Re: [PATCH 17/18] mm, hugetlb: retry if we fail to allocate ahugepage with use_reserve

From: David Gibson
Date: Sun Aug 04 2013 - 05:48:42 EST

On Wed, Jul 31, 2013 at 02:37:53PM +0900, Joonsoo Kim wrote:
> Hello, David.
> On Mon, Jul 29, 2013 at 05:28:23PM +1000, David Gibson wrote:
> > On Mon, Jul 29, 2013 at 02:32:08PM +0900, Joonsoo Kim wrote:
> > > If parallel fault occur, we can fail to allocate a hugepage,
> > > because many threads dequeue a hugepage to handle a fault of same address.
> > > This makes reserved pool shortage just for a little while and this cause
> > > faulting thread who is ensured to have enough reserved hugepages
> > > to get a SIGBUS signal.
> >
> > It's not just about reserved pages.
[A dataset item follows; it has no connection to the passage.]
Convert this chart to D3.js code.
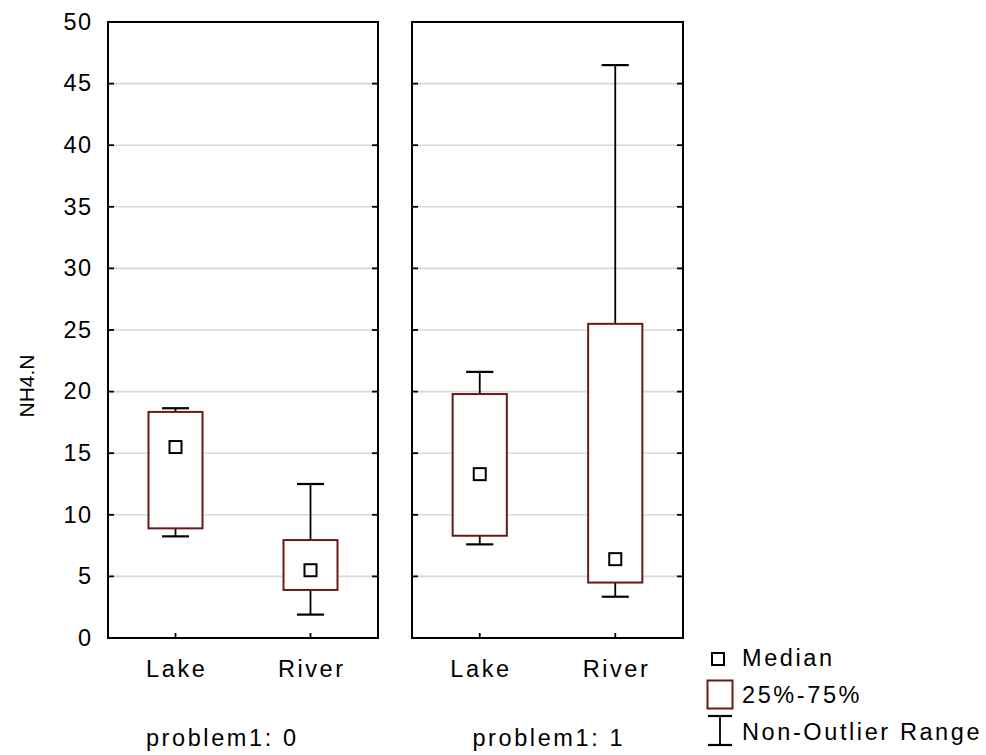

The same race can happen
> > perfectly well when you're really, truly allocating the last hugepage
> > in the system.
> Yes, you are right.
> This is a critical comment to this patchset :(
> IIUC, the case you mentioned is about tasks which have a mapping

Any mapping that doesn't use the reserved pool, not just
MAP_NORESERVE. For example, if a process makes a MAP_PRIVATE mapping,
then fork()s then the mapping is instantiated in the child, that will
not draw from the reserved pool.

> Should we ensure them to allocate the last hugepage?
> They map a region with MAP_NORESERVE, so don't assume that their requests
> always succeed.

If the pages are available, people get cranky if it fails for no
apparent reason, MAP_NORESERVE or not. They get especially cranky if
it sometimes fails and sometimes doesn't due to a race condition.